DARIO NARDELLA
Simone Di Meo per Dagospia
Altro che generazione Telemaco, altro che riscoperta della storia e delle identità patrie annunciata dal Premier. A Firenze, nel Comune guidato da renzianissimo Dario Nardella, da oggi sono vietate le ricerche genealogiche. Il servizio Anagrafe, per decisione del dirigente Iacopo Giannesi, ha infatti sospeso, perché non “previsto dalla normativa anagrafica”, qualsiasi tipo di attività documentale su avi e radici familiari.
Una tesi fortemente contestata da Stefano Guelfi Camaiani, direttore della Biblioteca storico-araldica-genealogica Guelfi Camaiani, fondata nel 1877 dal progenitore Guelfo Guelfi Camaiani e considerata uno degli istituti di araldica e genealogia più famosi d’Italia.
Caimani promette battaglia e annuncia ricorsi e denunce alla magistratura contro l'Amministrazione comunale che impedirebbe, a suo dire, in maniera unilaterale e immotivata l'esercizio del “diritto di ogni cittadino – spiega lo studioso – di poter appurare quale sia la sua ascendenza, quali le radici, quale la sua 'storia' familiare”.
GUELFI CAMAIANI
La temperatura lungo l'Arno si è improvvisamente alzata, e non solo per le belle giornate di queste settimane. L'archivio anagrafico del Comune di Firenze è il più antico e meglio conservato del Paese. Sbarrarne l'accesso a ricercatori e non solo (si pensi, ad esempio, a una contesa legale su un'eredità che si può risolvere solo ricorrendo a un'indagine parentale) potrebbe, secondo Guelfi Caimani, svuotare completamente di significato la scienza genealogica “perché ritenuta inutile o ingombrante”.

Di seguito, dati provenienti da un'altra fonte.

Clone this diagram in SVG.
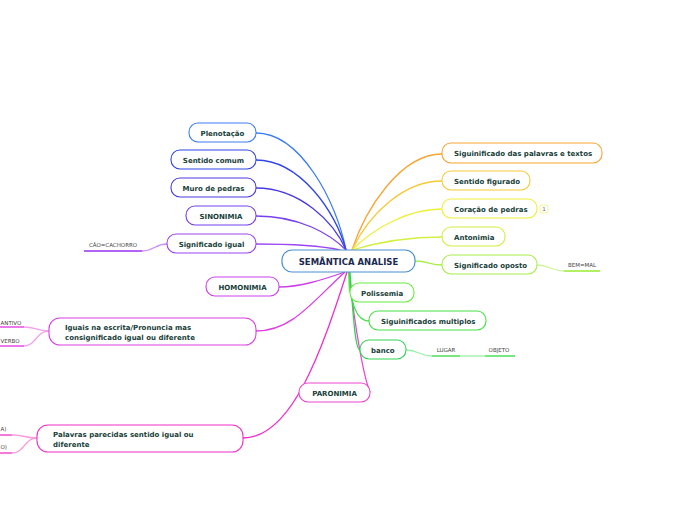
<svg xmlns="http://www.w3.org/2000/svg" width="696" height="520" viewBox="0 0 696 520">
<style>
.n{fill:#fff;stroke-width:1.1}
.t{font-family:"DejaVu Sans",Verdana,sans-serif;font-weight:bold;font-size:7px;fill:#17403a}
.s{font-family:"DejaVu Sans",Verdana,sans-serif;font-size:5.5px;fill:#444}
.c path{fill:none;stroke-width:1.3}
.u{stroke-width:1.6;fill:none}
</style>
<rect width="696" height="520" fill="#fff"/>
<g id="connectors" class="c">
<path d="M256,133 C300,133 336,200 346,250" stroke="#3b7cf4"/>
<path d="M256,160 C300,160 336,212 346,250" stroke="#2f44ea"/>
<path d="M256,188 C300,188 334,222 346,250" stroke="#4a3be0"/>
<path d="M256,216 C300,216 330,234 346,250" stroke="#7640ee"/>
<path d="M256,244 C290,244 322,246 340,250" stroke="#9c44f2"/>
<path d="M345,272 C322,280 300,287 279,287" stroke="#cc40ea"/>
<path d="M345,272 C312,302 292,331 256,331" stroke="#dd3ee4"/>
<path d="M347,272 C322,350 292,438 243,438" stroke="#f030c8"/>
<path d="M349,272 C355,330 364,378 370,392" stroke="#f044d4"/>
<path d="M352,250 C365,210 400,154 442,154" stroke="#f7a432"/>
<path d="M352,250 C370,212 405,181 442,181" stroke="#f8c836"/>
<path d="M352,250 C376,226 410,209 442,209" stroke="#eef036"/>
<path d="M352,250 C382,241 410,237 442,237" stroke="#d2f040"/>
<path d="M415,261 C428,261 430,265 442,265" stroke="#a8ee48"/>
<path d="M349,272 C349,285 349,293 351,293" stroke="#62ee40"/>
<path d="M349,272 C350,302 356,321 369,321" stroke="#44e244"/>
<path d="M350,272 C353,312 355,350 360,350" stroke="#30d452"/>
<path d="M167,244 C155,244 154,251 142,251" stroke="#c790f7" stroke-width="1"/>
<path d="M49,331 C36,331 36,327 24,327" stroke="#f4a0ec" stroke-width="1"/>
<path d="M49,331 C36,331 36,346 24,346" stroke="#f4a0ec" stroke-width="1"/>
<path d="M37,438 C25,438 24,435 12,435" stroke="#f79cdc" stroke-width="1"/>
<path d="M37,438 C25,438 24,453 12,453" stroke="#f79cdc" stroke-width="1"/>
<path d="M537,265 C550,265 551,271 564,271" stroke="#cdf4a0" stroke-width="1"/>
<path d="M406,350 C419,350 419,356 432,356" stroke="#9cf0a8" stroke-width="1"/>
<path d="M460,356 L485,356" stroke="#9cf0a8" stroke-width="1"/>
<path d="M84,251 L142,251" class="u" stroke="#9a30f0"/>
<path d="M0,327 L24,327" class="u" stroke="#e030e0"/>
<path d="M0,346 L24,346" class="u" stroke="#e030e0"/>
<path d="M0,435 L12,435" class="u" stroke="#f030c0"/>
<path d="M0,453 L12,453" class="u" stroke="#f030c0"/>
<path d="M564,271 L600,271" class="u" stroke="#98ec30"/>
<path d="M432,356 L460,356" class="u" stroke="#30d83a"/>
<path d="M485,356 L515,356" class="u" stroke="#30d83a"/>
</g>
<g id="central"><rect x="282" y="250" width="133" height="22" rx="10" fill="#fff" stroke="#4a90d0" stroke-width="1.2"/><text x="348.5" y="264.5" text-anchor="middle" font-family="DejaVu Sans,Verdana,sans-serif" font-weight="bold" font-size="8.5" fill="#1c2a50">SEMÂNTICA ANALISE</text></g>
<g id="plenotacao"><rect class="n" x="189" y="123" width="67" height="19" rx="9" stroke="#3b7cf4"/><text class="t" x="222.5" y="135.5" text-anchor="middle">Plenotação</text></g>
<g id="sentido-comum"><rect class="n" x="171" y="150" width="85" height="19" rx="9" stroke="#2f44ea"/><text class="t" x="213.5" y="162.5" text-anchor="middle">Sentido comum</text></g>
<g id="muro"><rect class="n" x="171" y="178" width="85" height="19" rx="9" stroke="#4a3be0"/><text class="t" x="213.5" y="190.5" text-anchor="middle">Muro de pedras</text></g>
<g id="sinonimia"><rect class="n" x="186" y="206" width="70" height="19" rx="9" stroke="#7640ee"/><text class="t" x="221" y="218.5" text-anchor="middle">SINONIMIA</text></g>
<g id="significado-igual"><rect class="n" x="167" y="234" width="89" height="19" rx="9" stroke="#9c44f2"/><text class="t" x="211.5" y="246.5" text-anchor="middle">Significado igual</text></g>
<g id="cao"><text class="s" x="113" y="246.5" text-anchor="middle">CÃO=CACHORRO</text></g>
<g id="homonimia"><rect class="n" x="206" y="277" width="73" height="19" rx="9" stroke="#cc40ea"/><text class="t" x="242.5" y="289.5" text-anchor="middle">HOMONIMIA</text></g>
<g id="iguais"><rect class="n" x="49" y="318" width="207" height="27" rx="11" stroke="#dd3ee4"/><text class="t" x="65" y="330">Iguais na escrita/Pronuncia mas</text><text class="t" x="65" y="339.5">consignificado igual ou diferente</text></g>
<g id="ntivo"><text class="s" x="0.5" y="324.5">ANTIVO</text></g>
<g id="verbo"><text class="s" x="0.5" y="343">VERBO</text></g>
<g id="paronimia"><rect class="n" x="299" y="383" width="71" height="19" rx="9" stroke="#f044d4"/><text class="t" x="334.5" y="395.5" text-anchor="middle">PARONIMIA</text></g>
<g id="palavras"><rect class="n" x="37" y="425" width="206" height="27" rx="11" stroke="#f030c8"/><text class="t" x="53" y="437">Palavras parecidas sentido igual ou</text><text class="t" x="53" y="446.5">diferente</text></g>
<g id="a"><text class="s" x="0.5" y="431">A)</text></g>
<g id="o"><text class="s" x="0.5" y="449">O)</text></g>
<g id="siguinificado"><rect class="n" x="442" y="143" width="160" height="20" rx="9" stroke="#f7a432"/><text class="t" x="454" y="156">Siguinificado das palavras e textos</text></g>
<g id="sentido-figurado"><rect class="n" x="442" y="171" width="88" height="19" rx="9" stroke="#f8c836"/><text class="t" x="454" y="183.5">Sentido figurado</text></g>
<g id="coracao"><rect class="n" x="442" y="199" width="95" height="19" rx="9" stroke="#eef036"/><text class="t" x="454" y="211.5">Coração de pedras</text><rect x="540" y="205" width="8" height="8" rx="2" fill="#fff" stroke="#f4f080" stroke-width="0.8"/><text x="544" y="211" text-anchor="middle" font-family="DejaVu Sans,sans-serif" font-size="5" fill="#555">1</text></g>
<g id="antonimia"><rect class="n" x="442" y="227" width="63" height="19" rx="9" stroke="#d2f040"/><text class="t" x="454" y="239.5">Antonimia</text></g>
<g id="significado-oposto"><rect class="n" x="442" y="255" width="95" height="19" rx="9" stroke="#a8ee48"/><text class="t" x="454" y="267.5">Significado oposto</text></g>
<g id="bem"><text class="s" x="582" y="267" text-anchor="middle">BEM=MAL</text></g>
<g id="polissemia"><rect class="n" x="350" y="283" width="64" height="19" rx="9" stroke="#62ee40"/><text class="t" x="361" y="295.5">Polissemia</text></g>
<g id="multiplos"><rect class="n" x="369" y="311" width="117" height="19" rx="9" stroke="#44e244"/><text class="t" x="381" y="323.5">Siguinificados multiplos</text></g>
<g id="banco"><rect class="n" x="360" y="340" width="46" height="19" rx="9" stroke="#30d452"/><text class="t" x="371" y="352.5">banco</text></g>
<g id="lugar"><text class="s" x="446" y="352" text-anchor="middle">LUGAR</text></g>
<g id="objeto"><text class="s" x="499" y="352" text-anchor="middle">OBJETO</text></g>
</svg>
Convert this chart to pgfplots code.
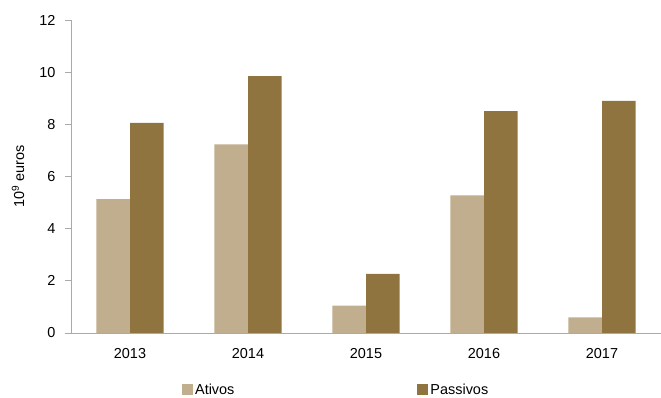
\documentclass[border=0pt]{standalone}
\usepackage{pgfplots}
\pgfplotsset{compat=1.18}
\usepackage{fontspec}
\setmainfont{Liberation Sans}
\definecolor{ativos}{RGB}{192,174,142}
\definecolor{passivos}{RGB}{143,116,64}
\definecolor{axgray}{RGB}{170,170,170}
\begin{document}
\begin{tikzpicture}
\useasboundingbox (0,0) rectangle (661bp,398bp);
\begin{axis}[
  at={(71bp,65bp)}, anchor=south west,
  scale only axis, width=590bp, height=313bp,
  ybar=0pt, bar width=33.7bp,
  xmin=-0.5, xmax=4.5, ymin=0, ymax=12,
  xtick=data, xticklabels={2013,2014,2015,2016,2017},
  ytick={0,2,4,6,8,10,12},
  axis x line*=bottom, axis y line*=left,
  axis line style={axgray, line width=0.8bp},
  x axis line style={-}, y axis line style={-},
  x tick style={draw=none},
  y tick style={axgray, line width=0.8bp},
  tick align=outside, major tick length=6bp,
  /pgf/number format/assume math mode=true,
  tick label style={font=\fontsize{14.5}{17}\selectfont},
  yticklabel style={xshift=-6bp},
  xticklabel style={yshift=-6bp},
  ylabel={10\textsuperscript{9} euros},
  every axis y label/.style={at={(-53bp,156.5bp)}, anchor=center, rotate=90, font=\fontsize{14.5}{17}\selectfont},
  legend style={at={(0.188,-0.182)}, anchor=west, draw=none, fill=none,
    legend columns=2, font=\fontsize{14.5}{17}\selectfont,
    /tikz/every even column/.append style={column sep=181bp},
    inner sep=0pt},
  legend image code/.code={\fill[#1] (0bp,-5.5bp) rectangle (11bp,5.5bp);},
]
\addplot[fill=ativos, draw=none] coordinates {(0,5.13) (1,7.23) (2,1.05) (3,5.28) (4,0.60)};
\addplot[fill=passivos, draw=none] coordinates {(0,8.06) (1,9.85) (2,2.27) (3,8.51) (4,8.90)};
\legend{Ativos,Passivos}
\end{axis}
\end{tikzpicture}
\end{document}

E rendere l'Italia un paese meno ricco dal punto di vista storico, a differenza di altre nazioni estere dove la ricerca genealogica è addirittura considerata un affare per le casse dello Stato. Il servizio Anagrafe in ogni caso è irremovibile: d'ora in poi ogni istanza dovrà essere motivata e sarà sottoposta al vaglio (assai severo) del dirigente.
STUDIO ARALDICO
Ma esiste davvero questa norma che impedisce a un cittadino la ricerca dei propri antenati? Secondo il direttore della biblioteca Guelfi Camaiani, no. “Non mi è stato possibile, nell’ambito del Comune di Firenze, ritrovare la normativa richiamata dal dottor Giannesi nella sua risposta – specifica ancora lo storico –. Del resto, occupandomi della materia a tempo pieno, ero certo della legittimità della richiesta inoltrata dalla mia segreteria, rispetto alla quale nessun altro Comune italiano si era espresso, ad oggi, nei termini perentoriamente usati dal dirigente in questione”.
E cita il regolamento dello stato civile e dal relativo massimario per l’ufficiale di stato civile, aggiornato nel 2012, che impone per legge agli ufficiali di stato civile l’obbligo di evadere le legittime richieste previo pagamento, ovviamente, di bollo e diritti di segreteria.
ARALDICA
Un esempio, quello di Firenze, che rischia di essere emulato anche nel resto d'Italia con ricadute inimmaginabili sull'intera disciplina e sulla memoria del nostro Paese. Con buona pace di quel Telemaco che, citato da Matteo Renzi nel discorso inaugurale del semestre italiano in Ue, oggi non potrebbe nemmeno scoprire di chi è figlio.